An Excerpt from Jim Conrad's
NATURALIST NEWSLETTER
September 22, 2002
written
in the woods not far from Natchez, Mississippi, USA
Friday morning I was working in one of the gardens when I heard my friend Master whooping and cussing. I'd never heard Master cuss so I figured he'd had a close call with a snake, and I was right. He'd been picking up limbs recently fallen from the pecan trees onto the plantation manager's lawn, and a 4-ft-long (1.2 m) Timber Rattlesnake had been coiled beneath a limb. Master had been reaching toward it when he realized what he was seeing. The snake's disruptive camouflage serves it well these days when dried-up, brown, yellow and green Pecan leaflets litter the ground.
I put the snake in a bucket with a top on it and in a pickup truck we carried it to the back of the plantation, where it was nudged over the steep loess bluff. During the whole trip, coming and going, Master never stopped telling the story of how he'd almost picked it up.
Interestingly, Timber Rattlers usually don't rattle. I heard only a couple of clicks while getting ours into the bucket. Of all the rattlers I've encountered here, only one rattled, and that one was so loud that I thought it was a cicada fallen to the ground. I was gathering twigs to burn in my campfire and, like Master, didn't see the snake until I was reaching right for it, looking around for the flustered cicada.
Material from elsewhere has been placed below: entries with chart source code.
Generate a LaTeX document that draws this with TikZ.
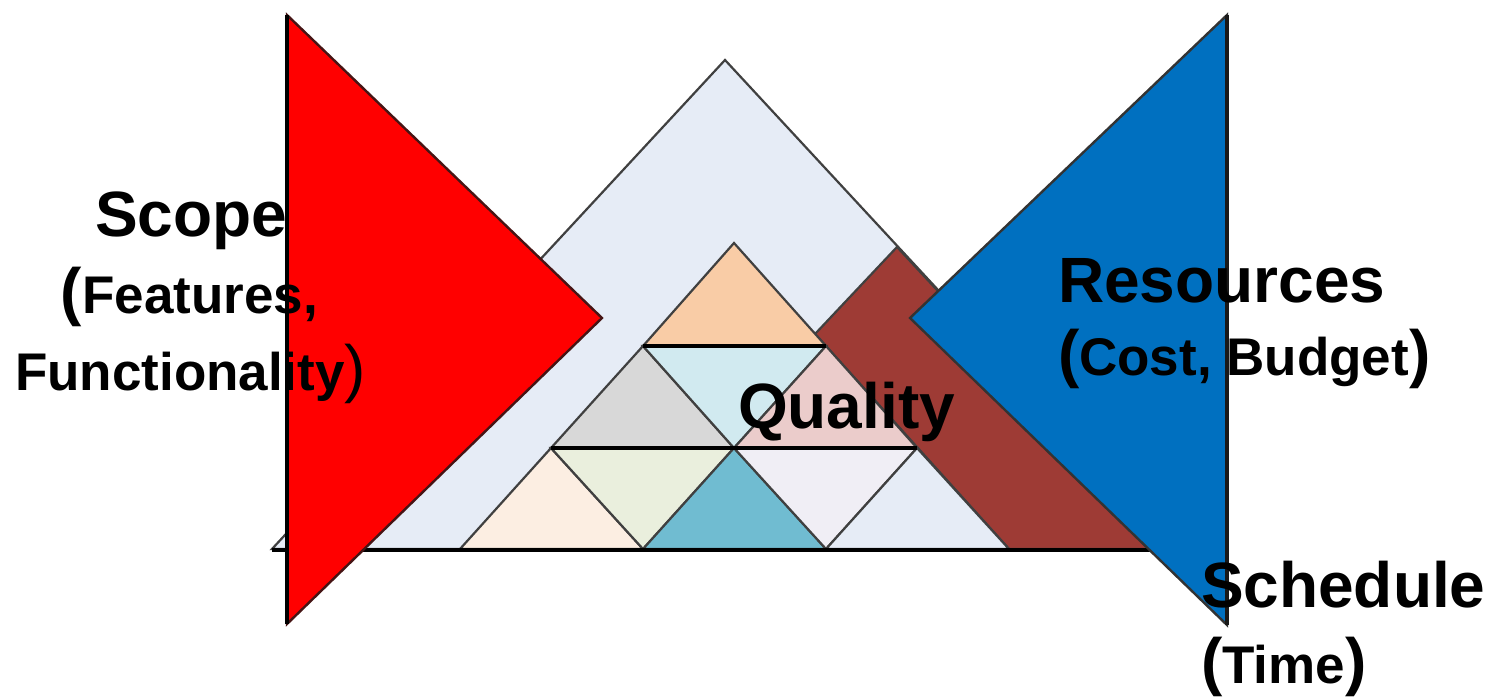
\documentclass[tikz,border=0pt]{standalone}
\usepackage{fontspec}
\setmainfont{Liberation Sans}
\definecolor{bgblue}{RGB}{230,236,246}
\definecolor{brownband}{RGB}{158,59,53}
\definecolor{redtri}{RGB}{255,0,0}
\definecolor{bluetri}{RGB}{0,112,192}
\definecolor{peachA}{RGB}{249,204,166}
\definecolor{cyanA}{RGB}{209,234,240}
\definecolor{grayA}{RGB}{216,216,216}
\definecolor{pinkA}{RGB}{235,204,203}
\definecolor{peachB}{RGB}{252,238,226}
\definecolor{greenA}{RGB}{234,239,221}
\definecolor{tealA}{RGB}{112,188,209}
\definecolor{lavA}{RGB}{240,238,245}
\definecolor{rededge}{RGB}{70,20,20}
\newcommand\bigf{\fontsize{32}{36}\selectfont}
\newcommand\smf{\fontsize{26.5}{30}\selectfont}
\tikzset{
  edge/.style={draw=black!75, line width=1.1pt, line join=miter},
  rowline/.style={draw=black, line width=2pt},
  lbl/.style={inner sep=0pt, outer sep=0pt, anchor=base west, font=\bfseries\bigf, text=black},
}
\begin{document}
\begin{tikzpicture}[x=0.5pt,y=-0.5pt]
\useasboundingbox (0,0) rectangle (1499,700);
% big background triangle
\coordinate (T) at (725,60);
\coordinate (TL) at (272,549);
\coordinate (TR) at (1178,549);
\filldraw[fill=bgblue, edge] (T) -- (TL) -- (TR) -- cycle;
% brown band
\coordinate (b1) at (897,247);
\coordinate (b2) at (815,334);
\coordinate (b3) at (1009,549);
\filldraw[fill=brownband, edge] (b1) -- (b2) -- (b3) -- (TR) -- cycle;
% inner grid
\coordinate (a0) at (734,243);
\coordinate (p1) at (643,346); \coordinate (p2) at (826,346);
\coordinate (q1) at (551,448); \coordinate (q2) at (734,448); \coordinate (q3) at (917,448);
\coordinate (r1) at (460,549); \coordinate (r2) at (643,549); \coordinate (r3) at (826,549); \coordinate (r4) at (1009,549);
\filldraw[fill=peachA, edge] (a0) -- (p1) -- (p2) -- cycle;
\filldraw[fill=grayA, edge] (p1) -- (q1) -- (q2) -- cycle;
\filldraw[fill=cyanA, edge] (p1) -- (p2) -- (q2) -- cycle;
\filldraw[fill=pinkA, edge] (p2) -- (q2) -- (q3) -- cycle;
\filldraw[fill=peachB, edge] (q1) -- (r1) -- (r2) -- cycle;
\filldraw[fill=greenA, edge] (q1) -- (q2) -- (r2) -- cycle;
\filldraw[fill=tealA, edge] (q2) -- (r2) -- (r3) -- cycle;
\filldraw[fill=lavA, edge] (q2) -- (q3) -- (r3) -- cycle;
\filldraw[fill=bgblue, edge] (q3) -- (r3) -- (r4) -- cycle;
\draw[rowline] (p1) -- (p2);
\draw[rowline] (q1) -- (q3);
% base line
\coordinate (bl) at (272,550);
\coordinate (br) at (1150,550);
\draw[rowline, line width=1.6pt] (bl) -- (br);
% red triangle
\coordinate (R1) at (287,15);
\coordinate (R2) at (287,624);
\coordinate (R3) at (602,318);
\filldraw[fill=redtri, draw=rededge, line width=1.2pt] (R1) -- (R3) -- (R2) -- cycle;
\draw[draw=black, line width=2pt] (R1) -- (R2);
% blue triangle
\coordinate (B1) at (1227,15);
\coordinate (B2) at (1227,625);
\coordinate (B3) at (910,318);
\filldraw[fill=bluetri, draw=black!80, line width=1.2pt] (B1) -- (B3) -- (B2) -- cycle;
\draw[draw=black!90, line width=2pt] (B1) -- (B2);
% labels
\node[lbl] (scope) at (95,237) {Scope};
\node[lbl] (feat) at (61,314) {(\smf Features,};
\node[lbl] (func) at (15,390) {\smf Functionality\bigf\mdseries)};
\node[lbl] (qual) at (738,428) {Quality};
\node[lbl] (res) at (1058,302) {Resources};
\node[lbl] (cost) at (1058,375) {(\smf Cost, Budget\bigf)};
\node[lbl] (sched) at (1201,607) {Schedule};
\node[lbl] (time) at (1201,683) {(\smf Time\bigf)};
\end{tikzpicture}
\end{document}
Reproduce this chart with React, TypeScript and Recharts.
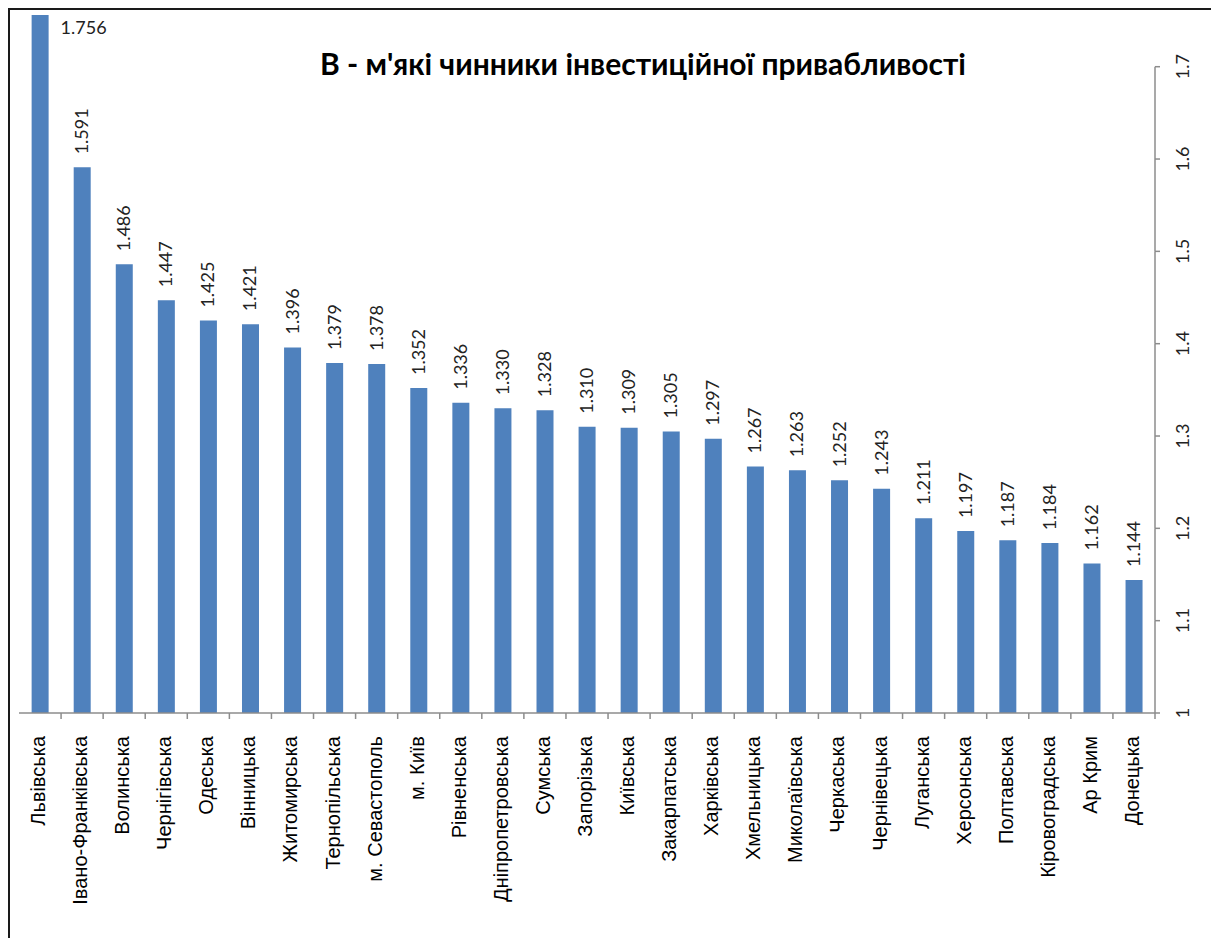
import React from 'react';
import { BarChart, Bar, XAxis, YAxis, LabelList } from 'recharts';

// Регіони та значення м'яких чинників
const regions = [
  'Львівська', 'Івано-Франківська', 'Волинська', 'Чернігівська', 'Одеська',
  'Вінницька', 'Житомирська', 'Тернопільська', 'м. Севастополь', 'м. Київ',
  'Рівненська', 'Дніпропетровська', 'Сумська', 'Запорізька', 'Київська',
  'Закарпатська', 'Харківська', 'Хмельницька', 'Миколаївська', 'Черкаська',
  'Чернівецька', 'Луганська', 'Херсонська', 'Полтавська', 'Кіровоградська',
  'Ар Крим', 'Донецька',
];
const softFactors = [
  1.756, 1.591, 1.486, 1.447, 1.425, 1.421, 1.396, 1.379, 1.378, 1.352,
  1.336, 1.330, 1.328, 1.310, 1.309, 1.305, 1.297, 1.267, 1.263, 1.252,
  1.243, 1.211, 1.197, 1.187, 1.184, 1.162, 1.144,
];
const yTicks = [1, 1.1, 1.2, 1.3, 1.4, 1.5, 1.6, 1.7];
const Y_MIN = 1;
const Y_MAX = 1.756;

const data = regions.map((name, i) => ({ name, value: softFactors[i] }));

const CHART_W = 1204;
const CHART_H = 928;
const X_AXIS_H = 225;
const MARGIN = { top: 5, right: 9, left: 9, bottom: 0 };
const Y_AXIS_W = 50;
const PLOT_W = CHART_W - MARGIN.left - MARGIN.right - Y_AXIS_W;
const PLOT_H = CHART_H - MARGIN.top - MARGIN.bottom - X_AXIS_H;
const BAND = PLOT_W / regions.length;
const TICK_STEP = (PLOT_H / (Y_MAX - Y_MIN)) * 0.1;

const AXIS_COLOR = '#8c8c8c';
const BAR_COLOR = '#4f81bd';

// підпис категорії + риска між категоріями
const CategoryTick = (props: any) => {
  const { x, y, payload } = props;
  const tx = x + 5;
  const ty = y + 23;
  return (
    <g>
      <line x1={x + BAND / 2} x2={x + BAND / 2} y1={y} y2={y + 6} stroke={AXIS_COLOR} strokeWidth={1.5} />
      <text
        x={tx}
        y={ty}
        transform={`rotate(-90, ${tx}, ${ty})`}
        textAnchor="end"
        fontFamily="'Liberation Sans', Arial, sans-serif"
        fontSize={20}
        fill="#000"
      >
        {payload.value}
      </text>
    </g>
  );
};

// підпис значення осі Y + відрізок осі до наступної поділки (вісь починається з 1.7)
const ValueTick = (props: any) => {
  const { x, y, payload, index } = props;
  const tx = x + 8;
  const axisX = x - 19;
  return (
    <g>
      {payload.value > Y_MIN && (
        <line x1={axisX} x2={axisX} y1={y} y2={y + TICK_STEP} stroke={AXIS_COLOR} strokeWidth={1.5} />
      )}
      <line x1={axisX} x2={axisX + 5} y1={y} y2={y} stroke={AXIS_COLOR} strokeWidth={1.5} />
      <text
        key={index}
        x={tx}
        y={y}
        transform={`rotate(-90, ${tx}, ${y})`}
        textAnchor="middle"
        dominantBaseline="central"
        fontFamily="Lato, 'Liberation Sans', sans-serif"
        fontSize={18}
        fill="#222"
      >
        {payload.value}
      </text>
    </g>
  );
};

const ValueLabel = (props: any) => {
  const { x, y, width, value, index } = props;
  const text = Number(value).toFixed(3);
  if (index === 0) {
    // найвищий стовпчик: підпис праворуч, горизонтально
    return (
      <text x={x + width + 12} y={y + 19} fontFamily="Lato, 'Liberation Sans', sans-serif" fontSize={18} fill="#222">
        {text}
      </text>
    );
  }
  const cx = x + width / 2 - 1;
  const cy = y - 13;
  return (
    <text
      x={cx}
      y={cy}
      transform={`rotate(-90, ${cx}, ${cy})`}
      dominantBaseline="central"
      fontFamily="Lato, 'Liberation Sans', sans-serif"
      fontSize={18}
      fill="#222"
    >
      {text}
    </text>
  );
};

export default function App() {
  return (
    <div
      style={{
        position: 'relative',
        width: CHART_W,
        height: 940,
        border: '2px solid #1a1a1a',
        background: '#fff',
      }}
    >
      <div
        style={{
          position: 'absolute',
          left: 0,
          top: 38,
          width: 1266,
          textAlign: 'center',
          fontFamily: "Lato, 'Liberation Sans', sans-serif",
          fontWeight: 'bold',
          fontSize: 30,
          lineHeight: '30px',
          color: '#000',
        }}
      >
        В - м'які чинники інвестиційної привабливості
      </div>
      <BarChart width={CHART_W} height={CHART_H} data={data} margin={MARGIN} barCategoryGap="30%">
        <XAxis
          dataKey="name"
          interval={0}
          height={X_AXIS_H}
          tickSize={0}
          tickMargin={0}
          tickLine={false}
          axisLine={{ stroke: AXIS_COLOR, strokeWidth: 1.5 }}
          tick={<CategoryTick />}
        />
        <YAxis
          orientation="right"
          width={Y_AXIS_W}
          domain={[Y_MIN, Y_MAX]}
          ticks={yTicks}
          tickSize={5}
          tickMargin={14}
          axisLine={false}
          tickLine={false}
          tick={<ValueTick />}
        />
        <Bar dataKey="value" fill={BAR_COLOR} isAnimationActive={false}>
          <LabelList dataKey="value" content={<ValueLabel />} />
        </Bar>
      </BarChart>
    </div>
  );
}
Anyway, when we returned to the lawn Master had to tell his story to the manager again. After he'd finished, as he was opening the truck's door a dry leaf stuck to the frame by a spider web made a crackling sound. Poor Master jumped a good yard backwards, his eyes popping and his face frozen in terror.
Here was a big man nearly as tall as I, his ebony skin instantly shiny with the sweat of fear, and his muscles taut as a mule's. How I admired his focus on that leaf, the manner by which his entire body and soul in an instant had been transformed from a rambling story-telling mode to total attention to the source of that simple crackle.
I laughed uproariously but I knew it was pointless to say that I wasn't laughing at Master's fear. I was laughing with delight, wishing that somehow I could manage such intensity of concentration while looking at the sky, the grass, the trees, the sunlight, my own hands.
How wonderful it would be to be rattlesnake alive to all things the way Master was at that moment contemplating a dried-up leaf.